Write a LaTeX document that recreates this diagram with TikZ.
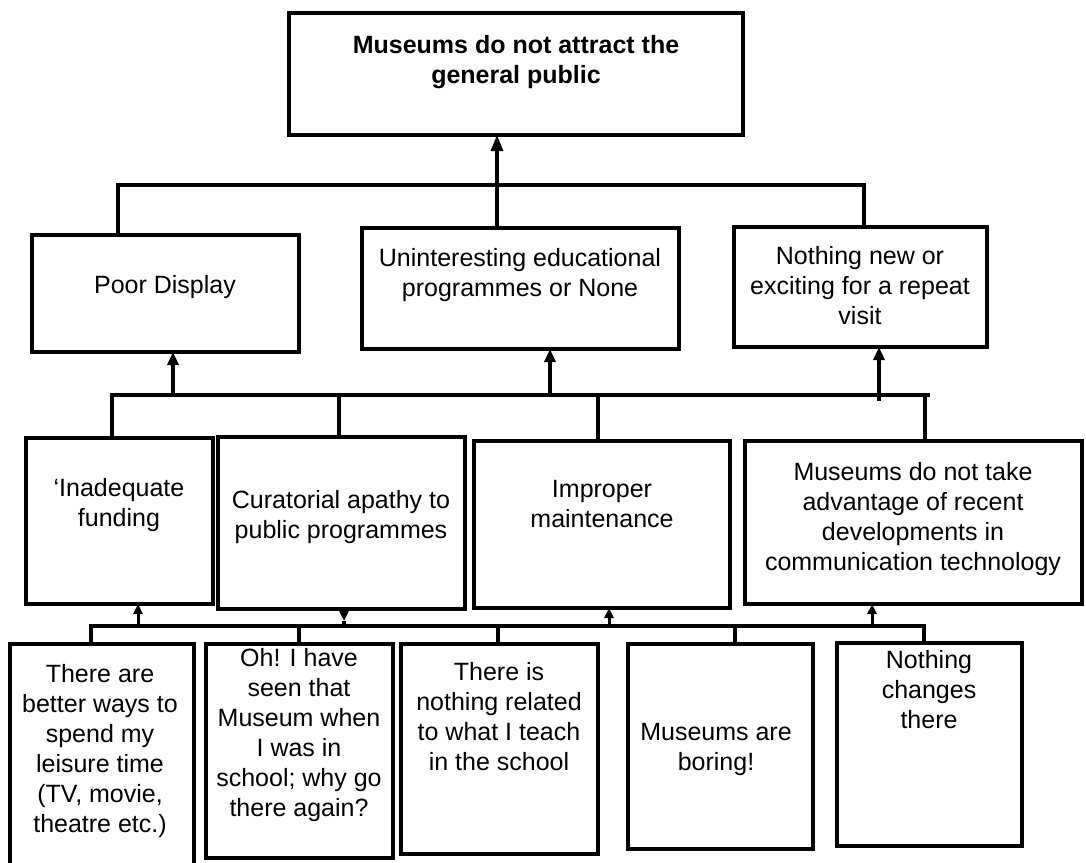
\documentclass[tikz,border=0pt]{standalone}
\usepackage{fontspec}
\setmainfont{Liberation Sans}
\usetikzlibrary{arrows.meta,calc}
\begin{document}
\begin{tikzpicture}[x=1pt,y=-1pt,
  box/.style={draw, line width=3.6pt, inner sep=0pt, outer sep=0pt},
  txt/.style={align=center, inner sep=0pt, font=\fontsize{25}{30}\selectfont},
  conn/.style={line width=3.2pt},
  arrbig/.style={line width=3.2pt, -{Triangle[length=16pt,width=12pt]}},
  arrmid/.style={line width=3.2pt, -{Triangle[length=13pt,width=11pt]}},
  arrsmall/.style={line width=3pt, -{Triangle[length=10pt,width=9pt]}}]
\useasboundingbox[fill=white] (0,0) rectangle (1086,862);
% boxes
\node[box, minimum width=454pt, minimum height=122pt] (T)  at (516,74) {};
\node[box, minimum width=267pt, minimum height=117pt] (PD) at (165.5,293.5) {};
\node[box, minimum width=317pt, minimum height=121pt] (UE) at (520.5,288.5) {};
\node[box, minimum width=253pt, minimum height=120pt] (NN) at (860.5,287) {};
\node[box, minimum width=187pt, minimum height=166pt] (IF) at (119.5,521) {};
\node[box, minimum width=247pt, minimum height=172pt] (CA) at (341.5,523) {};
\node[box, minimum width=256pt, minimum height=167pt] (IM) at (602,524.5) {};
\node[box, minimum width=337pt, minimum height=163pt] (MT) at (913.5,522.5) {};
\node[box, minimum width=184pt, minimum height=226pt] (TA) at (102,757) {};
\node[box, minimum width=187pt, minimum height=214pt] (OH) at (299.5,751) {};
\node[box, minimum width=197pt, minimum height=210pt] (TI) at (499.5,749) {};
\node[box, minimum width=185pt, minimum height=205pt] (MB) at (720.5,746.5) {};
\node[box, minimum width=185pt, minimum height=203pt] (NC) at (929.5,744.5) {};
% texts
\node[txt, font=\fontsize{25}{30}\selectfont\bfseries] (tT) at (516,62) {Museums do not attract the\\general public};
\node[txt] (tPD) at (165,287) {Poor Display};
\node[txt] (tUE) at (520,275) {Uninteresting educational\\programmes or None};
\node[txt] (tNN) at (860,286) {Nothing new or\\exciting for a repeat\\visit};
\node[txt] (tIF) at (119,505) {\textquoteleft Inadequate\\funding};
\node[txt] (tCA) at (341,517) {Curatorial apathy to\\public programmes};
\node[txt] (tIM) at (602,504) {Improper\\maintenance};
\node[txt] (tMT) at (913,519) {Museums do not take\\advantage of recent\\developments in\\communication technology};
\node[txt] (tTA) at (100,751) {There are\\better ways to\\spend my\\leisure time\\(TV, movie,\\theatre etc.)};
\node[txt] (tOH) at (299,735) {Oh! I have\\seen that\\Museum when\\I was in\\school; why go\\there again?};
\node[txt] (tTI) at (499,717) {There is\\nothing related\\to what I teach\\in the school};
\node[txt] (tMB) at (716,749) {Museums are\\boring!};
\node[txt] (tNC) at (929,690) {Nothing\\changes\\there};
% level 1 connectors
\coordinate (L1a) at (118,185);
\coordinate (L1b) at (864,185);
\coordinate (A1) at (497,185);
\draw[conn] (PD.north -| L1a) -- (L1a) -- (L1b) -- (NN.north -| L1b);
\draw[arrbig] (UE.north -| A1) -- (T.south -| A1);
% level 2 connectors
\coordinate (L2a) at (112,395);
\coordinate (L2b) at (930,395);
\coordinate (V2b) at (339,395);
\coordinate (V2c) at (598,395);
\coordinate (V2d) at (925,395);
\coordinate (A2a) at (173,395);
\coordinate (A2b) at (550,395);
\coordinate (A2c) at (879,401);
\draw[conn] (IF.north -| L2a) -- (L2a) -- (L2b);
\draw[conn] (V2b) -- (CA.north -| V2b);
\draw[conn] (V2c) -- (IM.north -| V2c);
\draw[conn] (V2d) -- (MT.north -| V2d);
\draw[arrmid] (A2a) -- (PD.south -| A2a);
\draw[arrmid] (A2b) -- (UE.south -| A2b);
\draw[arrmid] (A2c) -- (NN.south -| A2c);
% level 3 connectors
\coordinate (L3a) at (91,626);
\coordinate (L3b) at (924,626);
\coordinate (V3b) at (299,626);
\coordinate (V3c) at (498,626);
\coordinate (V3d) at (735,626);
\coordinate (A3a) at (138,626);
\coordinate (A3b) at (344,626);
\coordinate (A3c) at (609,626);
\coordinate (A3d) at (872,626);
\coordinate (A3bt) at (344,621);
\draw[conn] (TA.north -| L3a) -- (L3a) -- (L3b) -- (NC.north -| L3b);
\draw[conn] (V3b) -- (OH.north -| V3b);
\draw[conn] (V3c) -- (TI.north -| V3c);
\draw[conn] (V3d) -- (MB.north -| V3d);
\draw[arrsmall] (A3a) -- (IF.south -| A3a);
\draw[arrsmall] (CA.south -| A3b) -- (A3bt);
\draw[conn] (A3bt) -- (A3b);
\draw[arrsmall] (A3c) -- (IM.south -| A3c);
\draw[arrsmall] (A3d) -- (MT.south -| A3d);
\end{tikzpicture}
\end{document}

--------------------------------

[Requirement] Using the listing, collect all lines in which the string "that" is found.

[Correct answer]
Write a LaTeX document that recreates this diagram with TikZ.
\node[txt] (tOH) at (299,735) {Oh! I have\\seen that\\Museum when\\I was in\\school; why go\\there again?};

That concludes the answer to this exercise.